27.12.11

2011

Based on my iTunes count, the following presents a pretty accurate list of the songs released in 2011 that I listened to most:

Say what you will about Radiohead's reigning status (since, oh, about 1997) as the lowest common denominator of middle-brow art rock, it is a huge pleasure to hear this band continue to evolve, if not pushing artistic boundaries at least becoming more and more comfortable in their own skins--even if the music itself remains as anxious as ever. The King of Limbs came out of nowhere and made my year, and this song's crisp rhythms and gorgeous spidery guitar melody are its crowning moment.

Burial doesn't have to evolve to remain on the bleeding edge of international electronic music--Burial has been doing basically the same thing since 2006 and the rest of dubstep is still struggling to keep up. Quavering bass tones, shuffling tech beats, disembodied voices blending with evocative synth melodies--I could be describing any number of "atmospheric" dubstep tracks released in the last year, but then why does nothing else hit me right in the base of the brainstem quite like Burial does?

New York free rock duo Mouthus will for me forever be one of the defining groups of the 2000s, the decade in which noise seemed poised to conquer the indie underground, before it all dissolved into pop nostalgia. With this solo project Mouthus guitarist Brian Sullivan pries open his former band's claustrophobic lo-fi drift, with layers of tranquil guitar and drum machine loops unfolding into hazy fractal vistas like some psychedelic nature documentary narrated by a murmuring loner folk auteur.

This is the most consonant and driving song on Pink Reason's latest LP, a follow-up to the drudge-punk masterpiece Cleaning the Mirror from 2007. Like the mutant RIYL offspring of Joy Division, My Bloody Valentine, and Einsturzende Neubauten.

Six Organs mastermind Ben Chasny has been gathering momentum since the early 2000s, and his latest album returns to his roots as a disciple of the American Primitive school of acoustic guitar, with a batch of solo pieces that focus on his precise, heartfelt guitar compositions and ephemeral vocals.

Like Chasny, in 2011 MV released this stripped-down solo joint that highlights his ability to rip a stellar post-Crazy Horse guitar solo and at the same time develop an intensely personal vocabulary within the tradition of stoned folk rock.
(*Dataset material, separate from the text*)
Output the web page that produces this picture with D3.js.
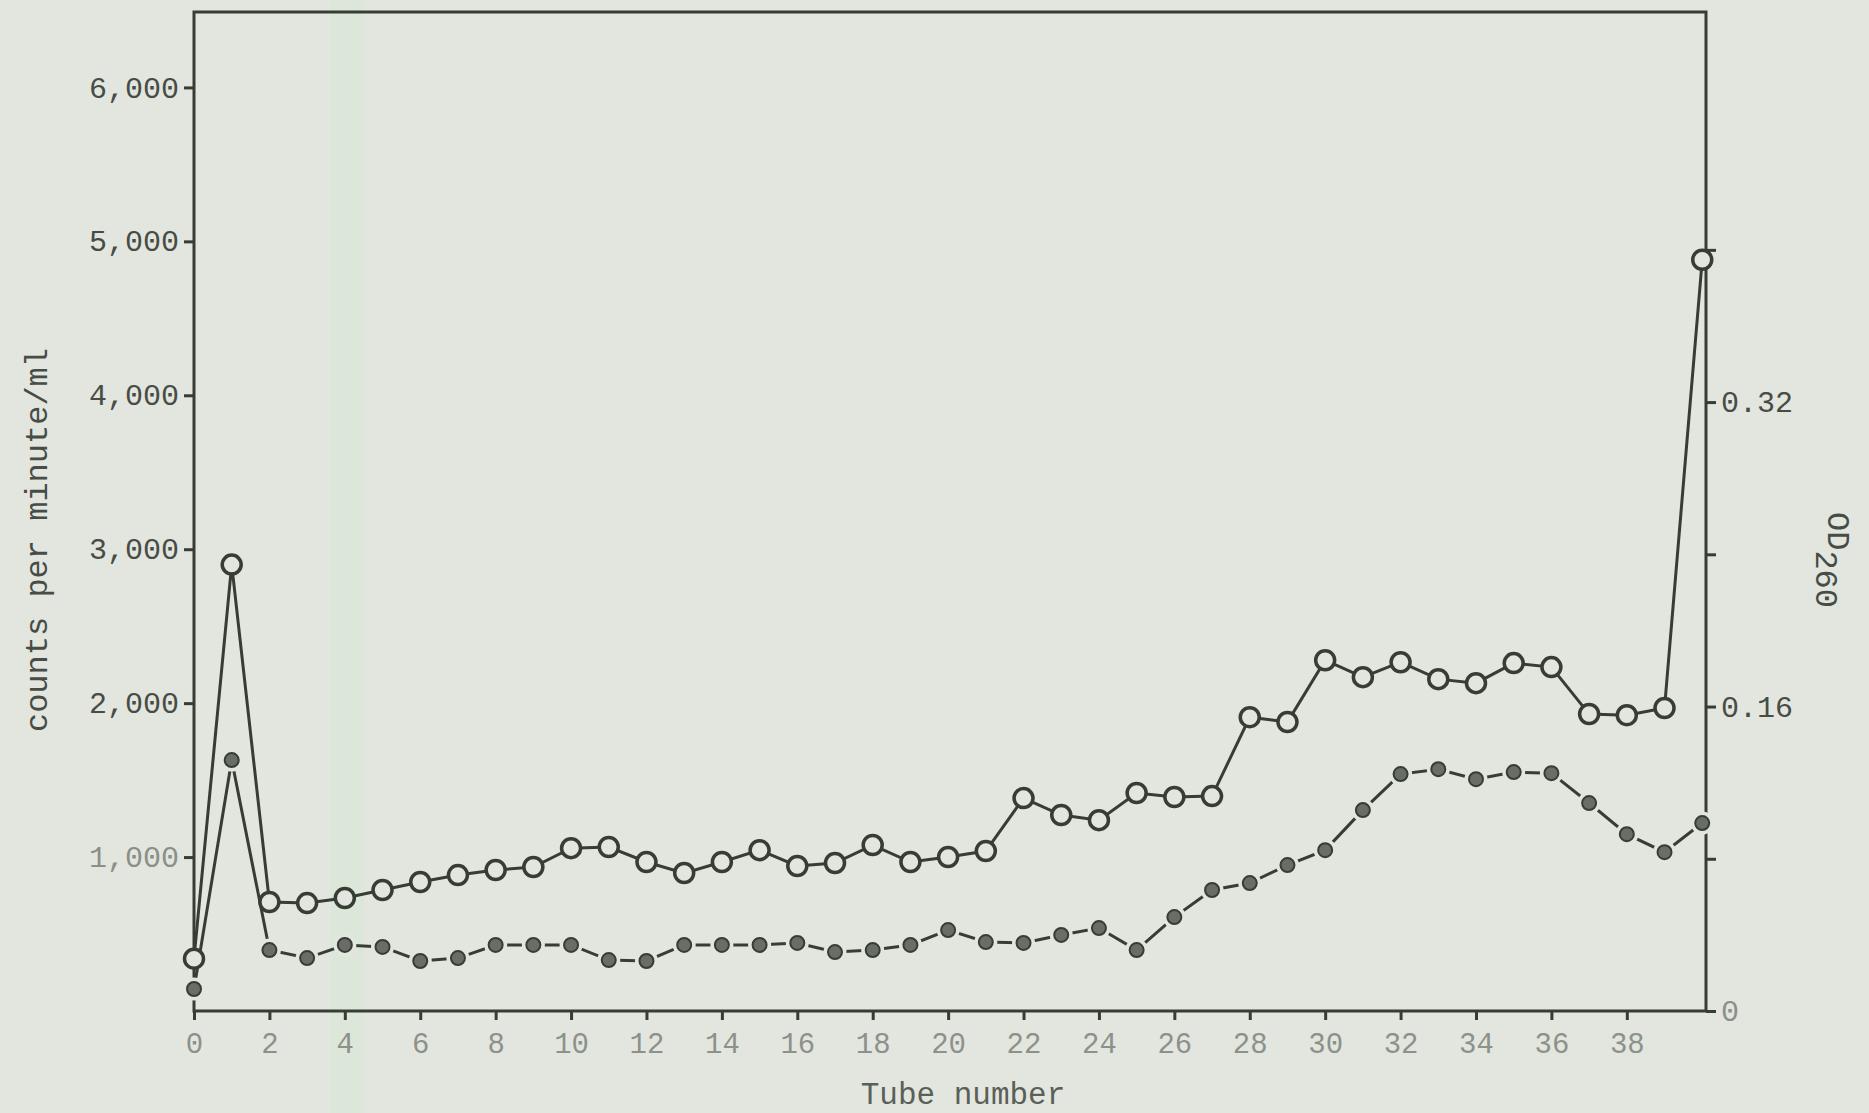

Like a mini "Day in the Life," this little gem of a ditty builds a whole world of emotion out of a heart-tugging fingerpicked figure, backmasked effects, plaintive hoots and harmonica.

The unassuming side project of couple(?) Elisa Ambrogio (frontwoman of East Coast noise rockers Magick Markers) and Ben Chasny (see above @5), this album is probably most pleasurable for a fan of both artists' more recognized work. Ambrogio lets down her guard and assumes an intimate singer-songwriter pose that yields beautiful results like this lamentful hometown reminiscence, while Chasny's fluent and understated lead guitar work and backing vocals offer proof of the bond between the two players.

It may be that hip-hop was born deconstructed, but it still sounds like Shabazz was doing something all kinds of unprecedented on Black Up, nowhere so much as this track, an album-closing banger and lead single that doesn't really bang, with cold-ass beats and guest vocals from Thee Satisfaction that seem at once distant and immediate. But try not to let this sparse but highly detailed jam highjack your sense of time, space and rhythm.

While great, nothing from Celestial Lineage, the lastest album by eco-purist black metallists Wolves in the Throneroom, even cracked my top 150 tracks of the year. This odious, hissing dirge, however, went on an unstoppable rampage through my psyche. Matthew Bower has released literally days worth of harsh psychedelic guitar noise over the last three decades, but until this track he had barely played a recognizable riff since 2005. And what a riff this is, its primitive BM roar slammed home by molasses-heavy drums and a wall of corrupting static.

This song barely beat out Destroyer's Roxy Music simulacrum "Blue Eyes," probably because I was trying to figure out how to play it. Or maybe because in Arbouretum's hands this classic Jimmy Webb ballad (popularized by the eponymous country rock super group of Johnny Cash, Willy Nelson, Waylon Jennings, and Kris Kristofferson) is polished to a deep golden sheen and fired deep into the heart of the cosmos. Yeah, that's probably it.

Honorable mentions, including not released in 2011: Bob Dylan (had my belated Dylan phase in August, totally worth it), Richard & Linda Thompson, Fleetwood Mac, "Brain Champagne" by Thadwick Tristen Trevor III & Swan Coltrane, Stare Case, Prurient, Godflesh, Hummingbird of Death.

Best show of my entire life: Godspeed You! Black Emperor, Seattle, February. Runners up for most fun shows of 2011: Seattle Halloween loveliness by Nod and the Hobgoblins, and Guate ragga jams by Fajaman.

Looking forward to 2012: The Glass Masses, the excellent debut album by my brother's band Rags & Ribbons; seeing Bloodsweep play live and sewing a backpatch on my jacket; maybe finally recording something myself?